TULSA, Okla. - Most of us are constantly handing out our personal information every time we turn around or get online.

With hackers and identity thieves lurking, is our ability to protect that private information disappearing?

Our FOX23 team investigates and you may not like the answer.

"Privacy as we know it is dead,” said Damon Doremus.

That’s a pretty powerful statement... But think about it...

One click, one tap and it's out there.

Your information.

Just think about the different ways you use private information on the internet.

Check the bank account in the morning, buy some concert tickets, pay a bill, buy an app on your phone, one-click shop on Amazon and heck signing up for health insurance.

Now think about the frequency.

Many of us use that information dozens of times each week, hundreds of times a month and thousands of times a year.

Even with secure websites, just how secure is that information?

The recent Target breach and online security hacks made us wonder does privacy still exist?

That brings us back to the statement from a Geek Rescue professional, "Privacy as we know it is dead,” said Damon Doremus.

Doremus told FOX23 whether we like it or not, it's the new normal.

"It’s out there and you're having to give your date of birth and social security number pretty much every time you walk in someplace anymore. It's on every piece of paperwork for employment stuff to buying a car and anything associated with banking or health care," Doremus told us.

But we learned it isn't necessarily the simple act of clicking or tapping that causes your personal information to end up in the wrong hands, it could be where you're doing it.

"You're on your cellphone sitting at Friday’s restaurant, you're on the free Wi-Fi, and you buy something.

Well, was that Wi-Fi secured or not secured? If it was a free Wi-Fi it's not secured," said Doremus.
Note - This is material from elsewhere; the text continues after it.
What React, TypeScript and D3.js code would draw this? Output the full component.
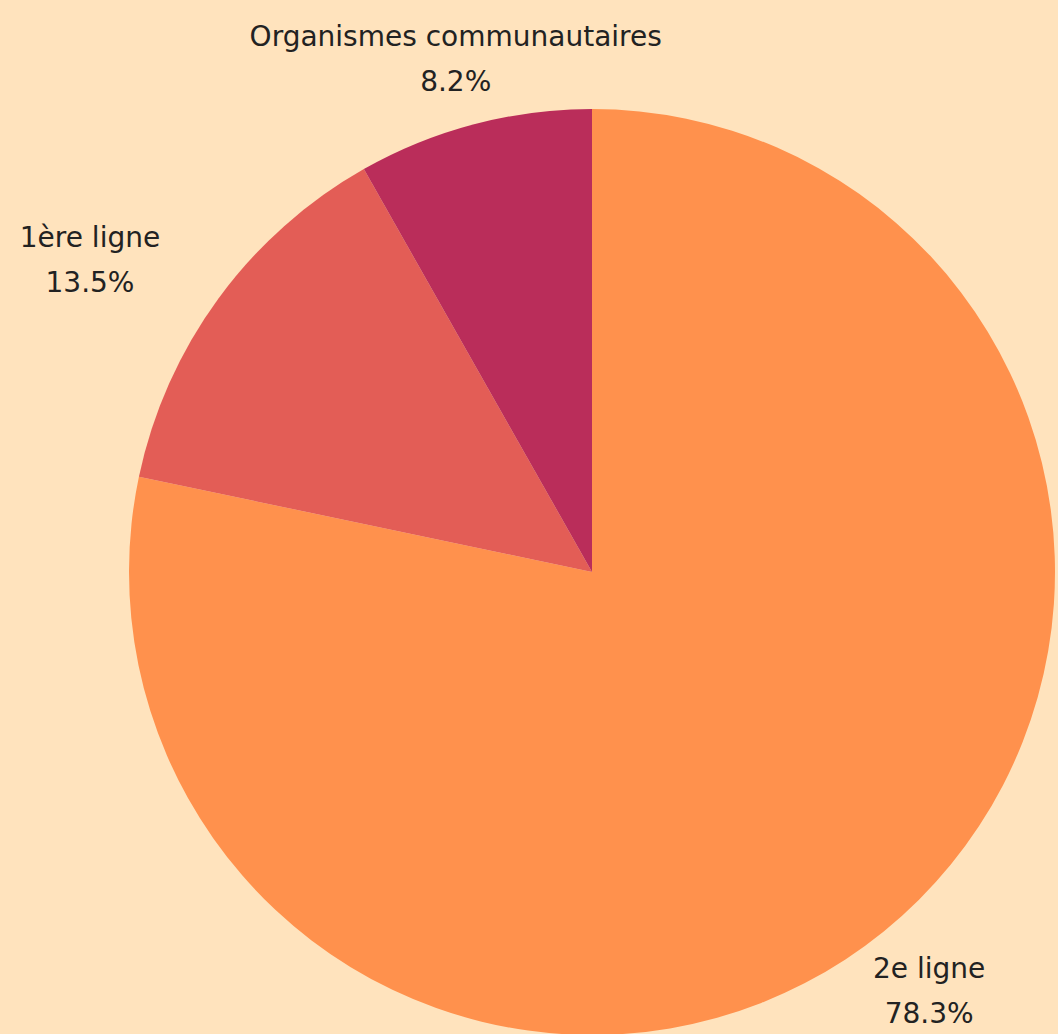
import React, { useEffect, useRef } from "react";
import * as d3 from "d3";

const categories = ["2e ligne", "1ère ligne", "Organismes communautaires"];
const values = [78.3, 13.5, 8.2];
const colors = ["#FF914D", "#E35D56", "#BA2D5A"];

const App: React.FC = () => {
  const svgRef = useRef<SVGSVGElement>(null);

  useEffect(() => {
    const width = 1058;
    const height = 1034;
    const cx = 592;
    const cy = 572;
    const radius = 463;
    const labelRadius = 535;

    document.body.style.margin = "0";
    d3.select(svgRef.current).selectAll("*").remove();
    const svg = d3
      .select(svgRef.current)
      .attr("width", width)
      .attr("height", height)
      .style("display", "block");

    svg
      .append("rect")
      .attr("width", width)
      .attr("height", height)
      .attr("fill", "#FFE3BD");

    const data = categories.map((name, i) => ({ name, value: values[i], color: colors[i] }));
    const pie = d3
      .pie<{ name: string; value: number; color: string }>()
      .sort(null)
      .value((d) => d.value);
    const arcs = pie(data);

    const arc = d3
      .arc<d3.PieArcDatum<{ name: string; value: number; color: string }>>()
      .innerRadius(0)
      .outerRadius(radius);

    const g = svg.append("g").attr("transform", `translate(${cx},${cy})`);

    g.selectAll("path")
      .data(arcs)
      .enter()
      .append("path")
      .attr("d", arc)
      .attr("fill", (d) => d.data.color);

    // labels outside the slices, two lines, centred
    const labels = g
      .selectAll(".label")
      .data(arcs)
      .enter()
      .append("text")
      .attr("class", "label")
      .attr("font-family", "'DejaVu Sans', sans-serif")
      .attr("font-size", "28px")
      .attr("fill", "#222")
      .attr("text-anchor", "middle");

    labels
      .append("tspan")
      .attr("x", 0)
      .attr("dy", 0)
      .text((d) => d.data.name);

    labels
      .append("tspan")
      .attr("x", 0)
      .attr("dy", 45)
      .text((d) => `${d.data.value}%`);

    // left-side labels end at the anchor point
    labels.attr("transform", function (d) {
      const a = (d.startAngle + d.endAngle) / 2;
      let x = labelRadius * Math.sin(a);
      const y = -labelRadius * Math.cos(a) - 9;
      if (Math.sin(a) < -0.7) {
        const w = (this as SVGTextElement).getBBox().width;
        x -= w / 2;
      }
      return `translate(${x},${y})`;
    });
  }, []);

  return <svg ref={svgRef}></svg>;
};

export default App;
While some may avoid conducting business at certain unsecured places as a safeguard, we found out others take it one step further.

"Unless you go truly off the grid, your information is out there, and people have access to it," Doremus said.

FOX23 spoke with one woman who chose to go "off the grid" so to speak. Kimber McColloch claims to have had her identity stolen twice, once in 1999 and again in 2009.

“I had my identity stolen before it was popular. It was a total nightmare for me and after that I had somebody get a hold of my Social Security and my information,” said McColloch.

Kimber told me that's when she decided she'd had enough.

"I just made up my mind that I wasn't going to do it," McColloch told FOX23.

She now pays for everything with cash.

"I don't have credit. My credit's fine, but I choose not to shop online, bank online, I choose not to do any of that,” said McColloch.

While it may seem like there are limits to living without a bank, credit or debit cards, or even conducting business online, Kimber told us she hasn't encountered any situations where a company wouldn't work with her.

"Sometimes it's an inconvenience and it's a hassle, but I don't book reservations online. I don't pay for any of that online. I'll go to the hotel and pay for it,” McColloch said.

If you aren't quite ready to jump off the grid, Damon says the best thing you can do is simply stop and think.

"It's the wild wild west. It is. Just stop... Slow down a little bit. Think it through. People need to just stop for a moment... And think before they hand out personal information that could be negative to them in the future," Doremus said.